Choose one (dreadful) coding standard, write it down in some official coding standards document, and get on with your life, messing with whitespace is not productive work.
And remember you are a professional developer, it's your job to get the project done, changing anything in the code because of a personal style preference hurts the project - it wont only make diff-ing more difficult, it can also introduce hard to find problems if your source formatter or compiler has bugs (and your fancy diff tool won't save you when two co-worker start fighting over casing).
And if someone just doesn't agree to work with the selected style just remind him (or her) that he is programming as a profession not as an hobby, see http://www.ericsink.com/entries/No_Great_Hackers.html
Maybe you should choose one format and run some indentation tool before checking in so that each person can check out, reformat to his/her own preferences, do the changes, reformat back to the official standard and then check in?
A couple of extra steps but they already use indentation tools when working. Maybe it can be a triggered check-in script?
Edit: this would perhaps also solve the brace problem.
(I haven't tried this solution myself, hence the "perhapes" and "maybes", but I have been in projects with the same problems, and it is a pain to try to go through diffs with hundreds of irrelevant changes that are not limited to whitespace, but includes the formatting itself.)
As explained in Is it possible for git-merge to ignore line-ending differences?, it is more a matter to associate the right diff tool to your favorite VCS, rather than to rely on the right VCS option (even if Git does have some options regarding whitespace, like the one mentioned in Alan's answer, it will always be not as complete as one would like).

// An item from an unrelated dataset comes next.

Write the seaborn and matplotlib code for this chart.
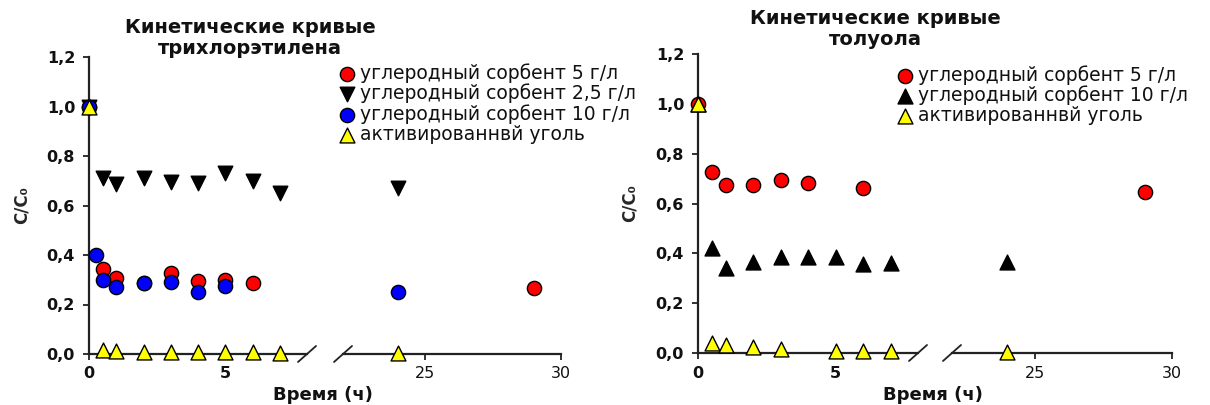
import numpy as np
import pandas as pd
import matplotlib
matplotlib.use("Agg")
import matplotlib.pyplot as plt
import seaborn as sns
from matplotlib.ticker import FuncFormatter

sns.set_theme(style="ticks")
plt.rcParams['font.family'] = ['DejaVu Sans']

# --- Trichloroethylene kinetics (time in hours, C/C0) ---
tce_t_5 = [0, 0.5, 1, 2, 3, 4, 5, 6, 29]
tce_c_5 = [1.0, 0.343, 0.308, 0.288, 0.326, 0.294, 0.299, 0.288, 0.268]
tce_t_25 = [0, 0.5, 1, 2, 3, 4, 5, 6, 7, 24]
tce_c_25 = [1.0, 0.71, 0.686, 0.712, 0.696, 0.691, 0.73, 0.699, 0.649, 0.669]
tce_t_10 = [0, 0.25, 0.5, 1, 2, 3, 4, 5, 24]
tce_c_10 = [1.0, 0.40, 0.30, 0.272, 0.285, 0.29, 0.252, 0.275, 0.252]
tce_t_ac = [0, 0.5, 1, 2, 3, 4, 5, 6, 7, 24]
tce_c_ac = [1.0, 0.015, 0.012, 0.010, 0.008, 0.007, 0.007, 0.007, 0.006, 0.005]

# --- Toluene kinetics ---
tol_t_5 = [0, 0.5, 1, 2, 3, 4, 6, 29]
tol_c_5 = [1.0, 0.727, 0.676, 0.675, 0.695, 0.684, 0.661, 0.647]
tol_t_10 = [0, 0.5, 1, 2, 3, 4, 5, 6, 7, 24]
tol_c_10 = [1.0, 0.42, 0.341, 0.364, 0.385, 0.385, 0.385, 0.357, 0.361, 0.364]
tol_t_ac = [0, 0.5, 1, 2, 3, 5, 6, 7, 24]
tol_c_ac = [1.0, 0.04, 0.031, 0.024, 0.017, 0.01, 0.01, 0.01, 0.006]

lbl_5 = "углеродный сорбент 5 г/л"
lbl_25 = "углеродный сорбент 2,5 г/л"
lbl_10 = "углеродный сорбент 10 г/л"
lbl_ac = "активированнвй уголь"

y_ticks = [0.0, 0.2, 0.4, 0.6, 0.8, 1.0, 1.2]
seg1_ticks = [0, 5]
seg2_ticks = [25, 30]
SEG1 = (0, 8)
SEG2 = (22, 30)

W, H = 1210, 405
fig = plt.figure(figsize=(W / 100, H / 100), dpi=100)


def px_axes(x0, x1, ytop, ybot):
    return fig.add_axes([x0 / W, 1 - ybot / H, (x1 - x0) / W, (ybot - ytop) / H])


AX_COLOR = "#222222"


def style_pair(axl, axr):
    comma = FuncFormatter(lambda v, p: f"{v:.1f}".replace(".", ","))
    for ax, seg, ticks in ((axl, SEG1, seg1_ticks), (axr, SEG2, seg2_ticks)):
        ax.set_xlim(*seg)
        ax.set_ylim(0, 1.2)
        ax.set_xticks(ticks)
        ax.set_facecolor("none")
        ax.spines["top"].set_visible(False)
        ax.spines["right"].set_visible(False)
        for s in ("left", "bottom"):
            ax.spines[s].set_color(AX_COLOR)
            ax.spines[s].set_linewidth(1.6)
        ax.tick_params(axis="both", direction="out", length=4, width=1.3,
                       color=AX_COLOR, labelsize=11.5, labelcolor="#111111")
        ax.set_xlabel("")
        ax.set_ylabel("")
    axl.set_yticks(y_ticks)
    axl.yaxis.set_major_formatter(comma)
    axl.tick_params(axis="y", pad=6)
    axl.tick_params(axis="x", pad=5)
    axr.tick_params(axis="x", pad=5)
    for t in axl.get_xticklabels() + axl.get_yticklabels():
        t.set_fontweight("bold")
    axr.spines["left"].set_visible(False)
    axr.tick_params(axis="y", left=False, labelleft=False)
    # break marks on the time axis
    kw = dict(color=AX_COLOR, lw=1.3, clip_on=False)
    dx1 = 9 / (axl.get_position().width * W)
    dy1 = 8 / (axl.get_position().height * H)
    axl.plot([1 - dx1, 1 + dx1], [-dy1, dy1], transform=axl.transAxes, **kw)
    dx2 = 9 / (axr.get_position().width * W)
    axr.plot([-dx2, dx2], [-dy1, dy1], transform=axr.transAxes, **kw)


def draw_series(axl, axr, series):
    handles = []
    for t, c, marker, color, size in series:
        df = pd.DataFrame({"t": t, "c": c})
        for ax, (lo, hi) in ((axl, SEG1), (axr, SEG2)):
            part = df[(df["t"] >= lo) & (df["t"] <= hi)]
            if part.empty:
                continue
            n_before = len(ax.collections)
            sns.scatterplot(data=part, x="t", y="c", ax=ax, marker=marker,
                            color=color, s=size, edgecolor="black",
                            linewidth=1.0, clip_on=False, legend=False,
                            zorder=3)
            if ax is axl:
                handles.append(ax.collections[n_before])
    return handles


# ---------- left panel: trichloroethylene ----------
a1 = px_axes(89, 307, 57, 354)
a2 = px_axes(343, 561, 57, 354)
h_left = draw_series(a1, a2, [
    (tce_t_5, tce_c_5, "o", "#ff0000", 105),
    (tce_t_25, tce_c_25, "v", "#000000", 110),
    (tce_t_10, tce_c_10, "o", "#0000ff", 105),
    (tce_t_ac, tce_c_ac, "^", "#ffff00", 115),
])
style_pair(a1, a2)
a1.set_ylabel("C/C₀", fontweight="bold", fontsize=12)
a1.yaxis.set_label_coords(-0.27, 0.5)

# ---------- right panel: toluene ----------
b1 = px_axes(698, 918, 54, 353)
b2 = px_axes(952, 1172, 54, 353)
h_right = draw_series(b1, b2, [
    (tol_t_5, tol_c_5, "o", "#ff0000", 105),
    (tol_t_10, tol_c_10, "^", "#000000", 115),
    (tol_t_ac, tol_c_ac, "^", "#ffff00", 115),
])
style_pair(b1, b2)
b1.set_ylabel("C/C₀", fontweight="bold", fontsize=12)
b1.yaxis.set_label_coords(-0.27, 0.5)

# titles and shared x labels
title_kw = dict(ha="center", va="top", fontweight="bold", fontsize=14,
                color="#111111", linespacing=1.12)
fig.text(250 / W, 1 - 18 / H, "Кинетические кривые\nтрихлорэтилена", **title_kw)
fig.text(875 / W, 1 - 9 / H, "Кинетические кривые\nтолуола", **title_kw)
xl_kw = dict(ha="center", va="center", fontweight="bold", fontsize=13,
             color="#111111")
fig.text(323 / W, 1 - 395 / H, "Время (ч)", **xl_kw)
fig.text(933 / W, 1 - 395 / H, "Время (ч)", **xl_kw)

leg_kw = dict(loc="upper left", frameon=False, fontsize=13.5, handlelength=0.95,
              handletextpad=0.25, borderpad=0, borderaxespad=0,
              labelspacing=0.05, scatterpoints=1, labelcolor="#111111")
fig.legend(h_left, [lbl_5, lbl_25, lbl_10, lbl_ac],
           bbox_to_anchor=(338 / W, 1 - 63 / H), **leg_kw)
fig.legend(h_right, [lbl_5, lbl_10, lbl_ac],
           bbox_to_anchor=(896 / W, 1 - 65 / H), **leg_kw)

fig.savefig("out.png", dpi=100)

DiffMerge is the more complete on those "ignore" options, as it can not only ignore spaces but also other "variations" based on the programming language used in a given file.
Subversion apparently supports this, either natively in the latest versions, or by using an alternate diff like Gnu Diff.
Beyond Compare does this (and much much more) and you can integrate it either in Subversion or Sourcesafe as an external diff tool.

Why is it bad to commit lines with trailing whitespace into source control?

Why is it bad to check in lines with trailing whitespace to your source control? What kinds of problems could that cause?
False differences, basically. It's helpful if diffs only show "real" changes. Some diff programs will ignore whitespace, but it would be better just to avoid the dummy change in the first place.
Of course, it also doesn't help if it makes the line wrap on a colleague's machine.
Because many people remove them you will have them show up as modified lines in diff tools if you don't use all the options (say a plain old cvs diff) which means people see your line for no good reason.
In theory you could also have strings that wrap lines where whitespace would truly be bad, but... probably not your issue.
It's like painting your walls, but not finishing the edges off properly, and going right onto the skirting board.
Some editors automatically remove trailing whitespace, some don't. This creates diff noise and can cause merge conflicts.
Yeah, I sort of agree with the other posts, but I would add that it's not bad per se. It is not a great practice, but that's the sort of thing that happens and you just sort of sigh and get on with things.
Modern diff utilities don't get hung up on whitespace.